Set problem
Give back exactly the lines from the beginning of the listing below to the line holding "const headCol3 = 'Petri Net Element(s)';", both ends included; the pictures stay out.

==== Data block

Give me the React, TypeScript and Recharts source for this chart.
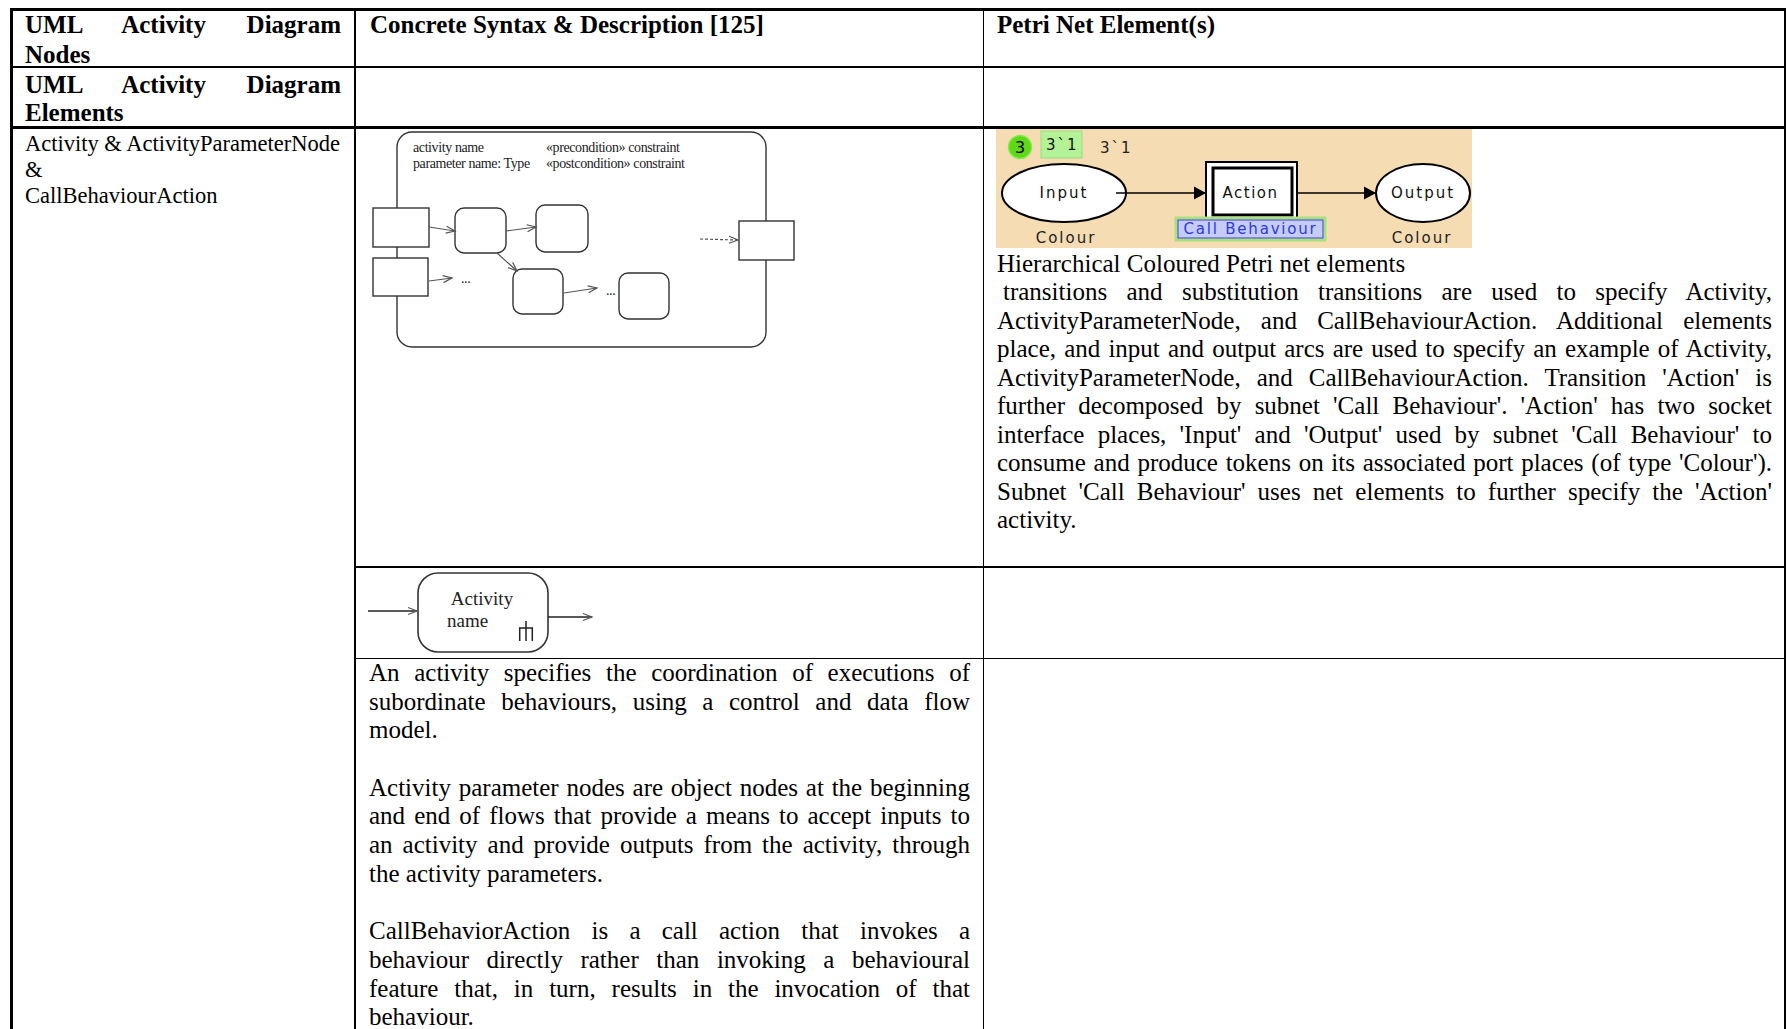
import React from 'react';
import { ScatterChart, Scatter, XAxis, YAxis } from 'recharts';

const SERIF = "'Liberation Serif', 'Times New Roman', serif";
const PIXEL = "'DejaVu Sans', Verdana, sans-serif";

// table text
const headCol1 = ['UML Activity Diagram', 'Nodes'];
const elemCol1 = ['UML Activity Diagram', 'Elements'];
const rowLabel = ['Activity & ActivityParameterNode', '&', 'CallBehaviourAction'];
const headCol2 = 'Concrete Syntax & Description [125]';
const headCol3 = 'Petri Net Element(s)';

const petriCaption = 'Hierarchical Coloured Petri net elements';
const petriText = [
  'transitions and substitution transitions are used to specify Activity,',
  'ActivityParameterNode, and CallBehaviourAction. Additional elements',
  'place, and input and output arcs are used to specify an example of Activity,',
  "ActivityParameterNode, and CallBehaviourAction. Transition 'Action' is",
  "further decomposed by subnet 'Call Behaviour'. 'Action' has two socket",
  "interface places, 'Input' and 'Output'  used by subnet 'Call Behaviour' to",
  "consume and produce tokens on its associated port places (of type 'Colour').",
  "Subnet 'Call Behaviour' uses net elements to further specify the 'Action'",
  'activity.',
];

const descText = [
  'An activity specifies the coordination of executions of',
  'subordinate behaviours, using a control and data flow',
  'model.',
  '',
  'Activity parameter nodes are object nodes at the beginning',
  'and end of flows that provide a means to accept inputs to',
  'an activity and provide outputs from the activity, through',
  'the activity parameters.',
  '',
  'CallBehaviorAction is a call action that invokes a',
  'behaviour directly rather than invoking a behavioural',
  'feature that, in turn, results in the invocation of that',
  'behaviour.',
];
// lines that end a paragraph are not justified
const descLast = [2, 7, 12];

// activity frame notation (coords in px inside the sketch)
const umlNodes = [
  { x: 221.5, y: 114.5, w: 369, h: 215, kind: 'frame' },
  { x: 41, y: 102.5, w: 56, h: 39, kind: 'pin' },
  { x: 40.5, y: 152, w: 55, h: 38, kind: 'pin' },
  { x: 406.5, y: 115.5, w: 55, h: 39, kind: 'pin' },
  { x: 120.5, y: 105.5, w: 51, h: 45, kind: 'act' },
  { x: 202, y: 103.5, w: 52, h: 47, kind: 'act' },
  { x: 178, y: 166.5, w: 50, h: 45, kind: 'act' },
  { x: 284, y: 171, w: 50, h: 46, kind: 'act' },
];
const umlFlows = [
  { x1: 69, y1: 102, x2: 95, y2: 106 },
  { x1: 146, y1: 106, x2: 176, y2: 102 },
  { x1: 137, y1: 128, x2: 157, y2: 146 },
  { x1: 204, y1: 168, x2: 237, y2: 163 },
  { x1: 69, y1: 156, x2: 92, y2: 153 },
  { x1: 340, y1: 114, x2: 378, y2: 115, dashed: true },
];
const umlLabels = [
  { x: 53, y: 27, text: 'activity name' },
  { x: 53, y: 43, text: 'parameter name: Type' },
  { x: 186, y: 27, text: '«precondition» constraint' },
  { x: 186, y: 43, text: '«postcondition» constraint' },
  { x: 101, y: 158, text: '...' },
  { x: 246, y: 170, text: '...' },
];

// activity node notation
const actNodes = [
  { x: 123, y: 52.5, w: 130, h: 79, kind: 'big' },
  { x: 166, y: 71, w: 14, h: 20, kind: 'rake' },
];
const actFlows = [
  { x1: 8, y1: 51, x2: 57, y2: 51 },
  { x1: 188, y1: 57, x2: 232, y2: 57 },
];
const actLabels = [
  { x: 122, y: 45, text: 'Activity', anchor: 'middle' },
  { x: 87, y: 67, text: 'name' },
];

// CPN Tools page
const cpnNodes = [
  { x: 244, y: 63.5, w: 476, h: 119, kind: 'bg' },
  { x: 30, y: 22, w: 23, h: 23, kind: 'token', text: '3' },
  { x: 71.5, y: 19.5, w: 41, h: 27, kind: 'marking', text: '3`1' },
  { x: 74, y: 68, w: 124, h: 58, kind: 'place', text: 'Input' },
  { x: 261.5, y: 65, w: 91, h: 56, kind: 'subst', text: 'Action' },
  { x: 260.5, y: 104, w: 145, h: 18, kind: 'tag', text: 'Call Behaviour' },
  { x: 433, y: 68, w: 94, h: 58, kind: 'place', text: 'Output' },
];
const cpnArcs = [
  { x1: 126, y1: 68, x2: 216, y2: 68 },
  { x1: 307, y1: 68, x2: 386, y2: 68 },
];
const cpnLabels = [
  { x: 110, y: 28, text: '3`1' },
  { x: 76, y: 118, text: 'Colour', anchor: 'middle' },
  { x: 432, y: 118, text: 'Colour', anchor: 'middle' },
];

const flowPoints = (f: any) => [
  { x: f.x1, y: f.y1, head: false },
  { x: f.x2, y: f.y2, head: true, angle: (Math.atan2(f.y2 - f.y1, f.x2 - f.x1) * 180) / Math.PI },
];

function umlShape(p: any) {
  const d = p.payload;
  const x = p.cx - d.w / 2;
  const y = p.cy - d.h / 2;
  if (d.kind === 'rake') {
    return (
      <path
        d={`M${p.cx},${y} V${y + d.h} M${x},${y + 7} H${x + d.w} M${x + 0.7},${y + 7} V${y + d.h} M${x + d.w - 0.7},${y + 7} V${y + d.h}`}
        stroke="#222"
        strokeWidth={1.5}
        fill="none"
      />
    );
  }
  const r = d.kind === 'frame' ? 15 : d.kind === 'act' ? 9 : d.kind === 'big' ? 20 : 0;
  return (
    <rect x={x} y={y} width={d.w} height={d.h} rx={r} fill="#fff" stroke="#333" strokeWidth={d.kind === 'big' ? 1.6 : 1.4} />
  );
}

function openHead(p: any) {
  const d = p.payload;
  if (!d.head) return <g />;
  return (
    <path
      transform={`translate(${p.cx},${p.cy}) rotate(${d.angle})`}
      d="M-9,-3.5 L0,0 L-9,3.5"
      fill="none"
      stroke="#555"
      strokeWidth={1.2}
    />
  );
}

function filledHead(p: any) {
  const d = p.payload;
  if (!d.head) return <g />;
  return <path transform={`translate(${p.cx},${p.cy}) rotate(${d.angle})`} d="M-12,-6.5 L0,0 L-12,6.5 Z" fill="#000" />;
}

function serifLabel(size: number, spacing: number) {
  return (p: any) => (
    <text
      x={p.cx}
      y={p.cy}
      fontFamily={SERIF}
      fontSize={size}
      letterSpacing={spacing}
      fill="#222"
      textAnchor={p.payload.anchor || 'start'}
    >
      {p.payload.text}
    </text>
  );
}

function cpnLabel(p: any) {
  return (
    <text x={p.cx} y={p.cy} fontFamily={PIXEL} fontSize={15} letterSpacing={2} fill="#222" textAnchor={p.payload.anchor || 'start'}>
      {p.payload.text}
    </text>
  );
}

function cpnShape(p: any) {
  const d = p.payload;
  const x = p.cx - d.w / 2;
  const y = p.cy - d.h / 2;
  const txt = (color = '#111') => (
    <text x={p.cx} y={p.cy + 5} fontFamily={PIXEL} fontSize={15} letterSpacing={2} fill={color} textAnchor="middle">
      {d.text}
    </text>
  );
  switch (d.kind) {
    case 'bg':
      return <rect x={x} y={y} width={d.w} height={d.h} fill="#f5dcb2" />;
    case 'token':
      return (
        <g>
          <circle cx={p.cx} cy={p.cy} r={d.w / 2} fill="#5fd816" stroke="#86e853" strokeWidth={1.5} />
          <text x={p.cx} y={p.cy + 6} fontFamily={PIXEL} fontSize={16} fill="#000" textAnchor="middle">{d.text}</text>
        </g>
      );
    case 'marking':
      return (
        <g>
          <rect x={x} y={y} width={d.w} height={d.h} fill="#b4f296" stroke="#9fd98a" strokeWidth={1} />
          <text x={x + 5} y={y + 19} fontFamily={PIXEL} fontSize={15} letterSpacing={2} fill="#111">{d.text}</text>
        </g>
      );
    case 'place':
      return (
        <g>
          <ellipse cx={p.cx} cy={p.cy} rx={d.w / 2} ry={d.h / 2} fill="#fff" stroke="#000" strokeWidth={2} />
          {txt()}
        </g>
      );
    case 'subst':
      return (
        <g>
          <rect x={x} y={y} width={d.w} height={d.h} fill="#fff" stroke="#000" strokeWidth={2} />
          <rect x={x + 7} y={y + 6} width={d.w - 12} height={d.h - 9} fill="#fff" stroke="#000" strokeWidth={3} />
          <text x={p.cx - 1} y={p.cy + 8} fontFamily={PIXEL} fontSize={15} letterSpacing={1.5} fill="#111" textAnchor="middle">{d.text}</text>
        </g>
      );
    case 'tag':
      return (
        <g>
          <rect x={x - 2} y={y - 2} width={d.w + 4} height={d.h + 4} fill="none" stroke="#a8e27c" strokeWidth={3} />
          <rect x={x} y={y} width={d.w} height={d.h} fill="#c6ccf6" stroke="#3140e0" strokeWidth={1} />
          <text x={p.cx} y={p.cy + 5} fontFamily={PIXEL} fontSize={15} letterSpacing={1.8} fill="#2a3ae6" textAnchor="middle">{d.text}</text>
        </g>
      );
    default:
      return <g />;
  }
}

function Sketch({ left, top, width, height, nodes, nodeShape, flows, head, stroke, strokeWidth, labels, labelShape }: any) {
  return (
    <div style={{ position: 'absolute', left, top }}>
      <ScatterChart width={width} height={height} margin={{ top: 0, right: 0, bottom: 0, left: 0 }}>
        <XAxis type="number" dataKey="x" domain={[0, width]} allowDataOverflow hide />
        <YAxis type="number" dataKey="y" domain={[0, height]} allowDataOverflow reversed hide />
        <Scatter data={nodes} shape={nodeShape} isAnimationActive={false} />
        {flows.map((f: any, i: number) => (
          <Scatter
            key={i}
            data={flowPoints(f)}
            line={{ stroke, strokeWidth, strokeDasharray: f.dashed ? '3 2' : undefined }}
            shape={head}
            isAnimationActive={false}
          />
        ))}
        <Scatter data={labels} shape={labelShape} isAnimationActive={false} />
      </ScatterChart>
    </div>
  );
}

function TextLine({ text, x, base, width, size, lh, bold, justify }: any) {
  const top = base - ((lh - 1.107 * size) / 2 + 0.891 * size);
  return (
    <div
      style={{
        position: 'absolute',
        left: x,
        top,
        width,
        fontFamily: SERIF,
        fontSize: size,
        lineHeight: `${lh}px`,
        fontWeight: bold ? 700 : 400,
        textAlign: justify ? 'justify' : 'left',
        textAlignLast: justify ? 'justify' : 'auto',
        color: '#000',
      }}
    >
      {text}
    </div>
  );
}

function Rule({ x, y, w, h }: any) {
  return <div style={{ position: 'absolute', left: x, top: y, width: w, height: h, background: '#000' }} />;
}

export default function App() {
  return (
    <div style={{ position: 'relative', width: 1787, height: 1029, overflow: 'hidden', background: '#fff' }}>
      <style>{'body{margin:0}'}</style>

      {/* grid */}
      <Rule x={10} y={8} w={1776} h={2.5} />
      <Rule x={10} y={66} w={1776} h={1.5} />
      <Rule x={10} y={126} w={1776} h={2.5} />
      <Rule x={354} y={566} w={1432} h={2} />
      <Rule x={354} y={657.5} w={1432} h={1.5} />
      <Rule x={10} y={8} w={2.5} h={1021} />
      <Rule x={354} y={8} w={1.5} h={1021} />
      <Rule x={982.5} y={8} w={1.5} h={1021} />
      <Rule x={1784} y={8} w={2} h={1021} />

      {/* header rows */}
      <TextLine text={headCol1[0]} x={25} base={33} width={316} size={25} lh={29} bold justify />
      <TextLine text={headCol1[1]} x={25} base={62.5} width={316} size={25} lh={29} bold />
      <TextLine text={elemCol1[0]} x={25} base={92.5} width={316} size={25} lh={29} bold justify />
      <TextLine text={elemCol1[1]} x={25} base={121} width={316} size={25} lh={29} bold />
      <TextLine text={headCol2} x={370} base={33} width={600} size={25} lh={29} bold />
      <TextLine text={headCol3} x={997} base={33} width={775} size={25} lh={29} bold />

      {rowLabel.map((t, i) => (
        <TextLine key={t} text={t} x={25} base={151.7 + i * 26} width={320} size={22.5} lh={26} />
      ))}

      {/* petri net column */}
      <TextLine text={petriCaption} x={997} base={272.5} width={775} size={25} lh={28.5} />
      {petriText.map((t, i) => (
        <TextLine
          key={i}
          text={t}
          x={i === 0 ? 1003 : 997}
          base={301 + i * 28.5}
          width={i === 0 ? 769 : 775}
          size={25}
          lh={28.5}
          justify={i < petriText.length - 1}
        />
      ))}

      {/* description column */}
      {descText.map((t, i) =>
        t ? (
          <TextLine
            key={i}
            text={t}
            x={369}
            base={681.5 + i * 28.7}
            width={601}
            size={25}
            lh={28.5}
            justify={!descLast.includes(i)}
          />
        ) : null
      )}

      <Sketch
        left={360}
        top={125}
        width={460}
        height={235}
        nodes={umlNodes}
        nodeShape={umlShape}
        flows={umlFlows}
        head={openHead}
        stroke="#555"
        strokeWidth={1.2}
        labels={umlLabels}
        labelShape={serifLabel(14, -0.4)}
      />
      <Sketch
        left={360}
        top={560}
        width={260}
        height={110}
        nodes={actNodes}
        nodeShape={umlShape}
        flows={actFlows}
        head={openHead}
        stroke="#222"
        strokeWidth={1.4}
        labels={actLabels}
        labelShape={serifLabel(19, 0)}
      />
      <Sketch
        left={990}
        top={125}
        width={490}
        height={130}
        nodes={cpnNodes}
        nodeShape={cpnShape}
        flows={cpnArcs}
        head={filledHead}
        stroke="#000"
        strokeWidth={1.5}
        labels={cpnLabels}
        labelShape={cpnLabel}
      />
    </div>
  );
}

========

Worked solution
Give me the React, TypeScript and Recharts source for this chart.
import React from 'react';
import { ScatterChart, Scatter, XAxis, YAxis } from 'recharts';

const SERIF = "'Liberation Serif', 'Times New Roman', serif";
const PIXEL = "'DejaVu Sans', Verdana, sans-serif";

// table text
const headCol1 = ['UML Activity Diagram', 'Nodes'];
const elemCol1 = ['UML Activity Diagram', 'Elements'];
const rowLabel = ['Activity & ActivityParameterNode', '&', 'CallBehaviourAction'];
const headCol2 = 'Concrete Syntax & Description [125]';
const headCol3 = 'Petri Net Element(s)';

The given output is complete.